# SET PROBLEM
In the data below, find every line that has the string "page", and copy it.

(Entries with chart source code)
================================
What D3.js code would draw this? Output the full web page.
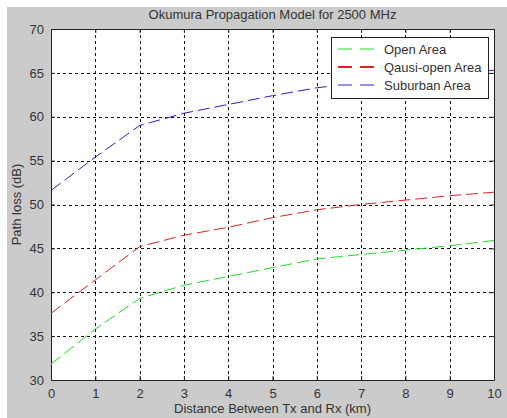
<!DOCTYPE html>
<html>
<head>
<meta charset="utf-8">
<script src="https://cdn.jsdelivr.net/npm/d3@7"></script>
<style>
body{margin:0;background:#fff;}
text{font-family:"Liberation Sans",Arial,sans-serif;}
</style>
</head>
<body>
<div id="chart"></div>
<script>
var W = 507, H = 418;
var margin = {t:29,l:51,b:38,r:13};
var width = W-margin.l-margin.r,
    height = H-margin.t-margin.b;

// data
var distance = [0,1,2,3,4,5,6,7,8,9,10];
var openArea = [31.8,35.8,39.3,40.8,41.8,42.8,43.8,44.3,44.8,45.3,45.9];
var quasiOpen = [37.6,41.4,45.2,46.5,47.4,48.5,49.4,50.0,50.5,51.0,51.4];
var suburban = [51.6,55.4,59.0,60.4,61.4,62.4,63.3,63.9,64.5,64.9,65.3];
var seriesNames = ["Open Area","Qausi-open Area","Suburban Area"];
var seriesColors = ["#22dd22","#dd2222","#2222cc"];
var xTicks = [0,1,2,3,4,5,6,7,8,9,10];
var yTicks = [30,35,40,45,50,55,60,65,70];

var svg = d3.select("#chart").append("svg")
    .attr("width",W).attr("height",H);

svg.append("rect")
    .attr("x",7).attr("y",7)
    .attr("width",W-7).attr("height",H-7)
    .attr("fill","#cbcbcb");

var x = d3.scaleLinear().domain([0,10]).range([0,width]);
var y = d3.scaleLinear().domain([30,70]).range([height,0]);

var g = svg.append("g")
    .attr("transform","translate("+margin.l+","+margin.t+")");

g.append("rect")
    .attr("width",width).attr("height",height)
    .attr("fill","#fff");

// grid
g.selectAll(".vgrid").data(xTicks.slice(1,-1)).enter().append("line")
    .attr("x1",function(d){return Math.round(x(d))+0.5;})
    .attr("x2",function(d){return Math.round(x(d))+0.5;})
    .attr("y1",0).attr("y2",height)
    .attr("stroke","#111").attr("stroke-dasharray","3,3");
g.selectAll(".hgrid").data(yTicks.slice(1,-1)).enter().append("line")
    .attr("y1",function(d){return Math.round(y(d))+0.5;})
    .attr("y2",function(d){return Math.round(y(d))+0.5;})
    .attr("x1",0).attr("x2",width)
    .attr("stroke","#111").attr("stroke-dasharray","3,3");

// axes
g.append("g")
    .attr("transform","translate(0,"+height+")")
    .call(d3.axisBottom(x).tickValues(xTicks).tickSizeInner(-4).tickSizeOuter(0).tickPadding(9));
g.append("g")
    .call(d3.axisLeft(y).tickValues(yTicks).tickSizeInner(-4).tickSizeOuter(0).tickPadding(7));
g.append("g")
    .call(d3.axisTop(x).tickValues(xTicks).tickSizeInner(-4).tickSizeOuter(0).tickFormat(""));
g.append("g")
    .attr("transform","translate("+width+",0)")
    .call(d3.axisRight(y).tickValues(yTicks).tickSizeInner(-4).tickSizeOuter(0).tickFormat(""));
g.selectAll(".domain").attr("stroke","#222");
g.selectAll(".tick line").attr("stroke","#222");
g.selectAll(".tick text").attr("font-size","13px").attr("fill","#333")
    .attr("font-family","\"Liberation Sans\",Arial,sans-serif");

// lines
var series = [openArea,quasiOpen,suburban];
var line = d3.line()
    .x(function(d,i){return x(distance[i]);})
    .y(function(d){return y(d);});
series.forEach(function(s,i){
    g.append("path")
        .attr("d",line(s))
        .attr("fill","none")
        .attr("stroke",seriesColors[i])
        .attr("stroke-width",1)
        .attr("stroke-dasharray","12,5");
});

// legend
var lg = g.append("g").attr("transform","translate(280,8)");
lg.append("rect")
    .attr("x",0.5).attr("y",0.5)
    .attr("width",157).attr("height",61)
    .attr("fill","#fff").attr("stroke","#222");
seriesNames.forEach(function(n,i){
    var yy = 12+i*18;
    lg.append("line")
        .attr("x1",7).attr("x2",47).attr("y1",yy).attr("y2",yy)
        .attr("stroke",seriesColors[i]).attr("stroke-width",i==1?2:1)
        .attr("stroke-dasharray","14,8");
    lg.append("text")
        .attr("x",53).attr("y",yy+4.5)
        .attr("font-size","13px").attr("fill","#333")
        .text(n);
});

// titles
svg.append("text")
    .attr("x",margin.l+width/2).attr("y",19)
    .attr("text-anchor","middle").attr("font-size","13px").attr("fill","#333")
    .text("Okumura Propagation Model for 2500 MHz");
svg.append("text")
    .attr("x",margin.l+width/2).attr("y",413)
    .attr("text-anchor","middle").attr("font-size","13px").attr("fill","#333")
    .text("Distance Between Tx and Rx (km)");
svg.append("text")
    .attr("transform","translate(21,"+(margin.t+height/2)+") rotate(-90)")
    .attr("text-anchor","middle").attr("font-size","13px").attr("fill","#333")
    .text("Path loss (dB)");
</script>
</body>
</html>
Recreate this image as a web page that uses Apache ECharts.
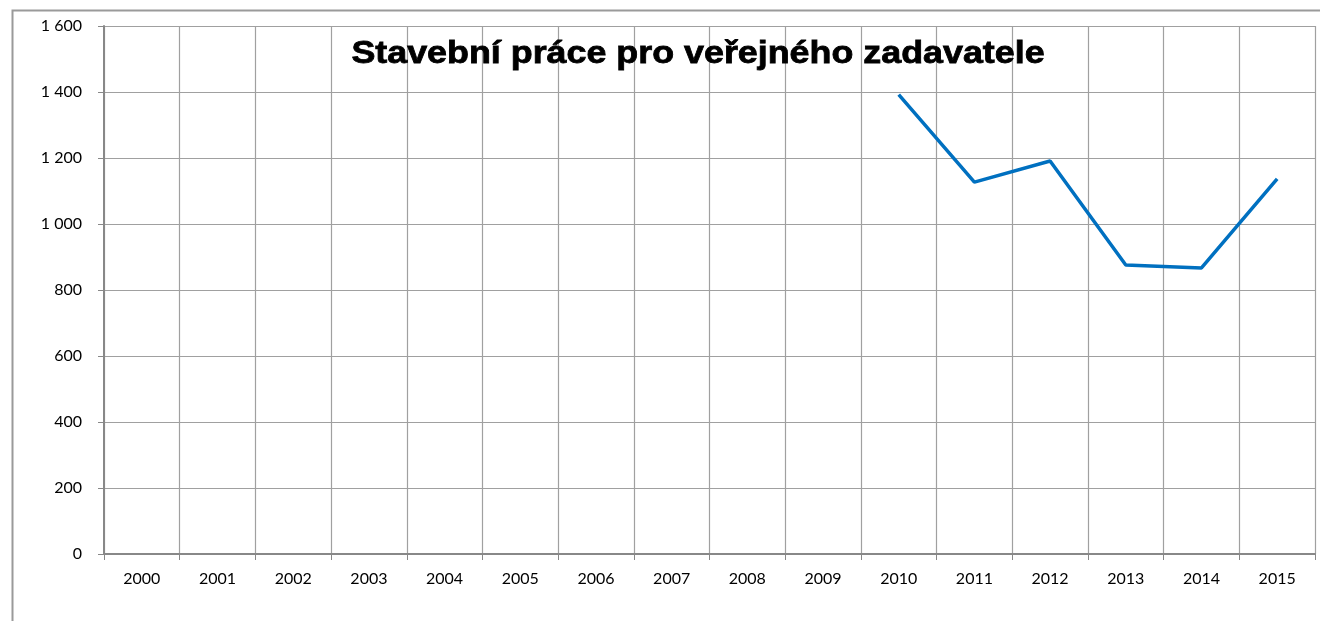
================================
# RESULT BELOW
What D3.js code would draw this? Output the full web page.
Recreate this image as a web page that uses Apache ECharts.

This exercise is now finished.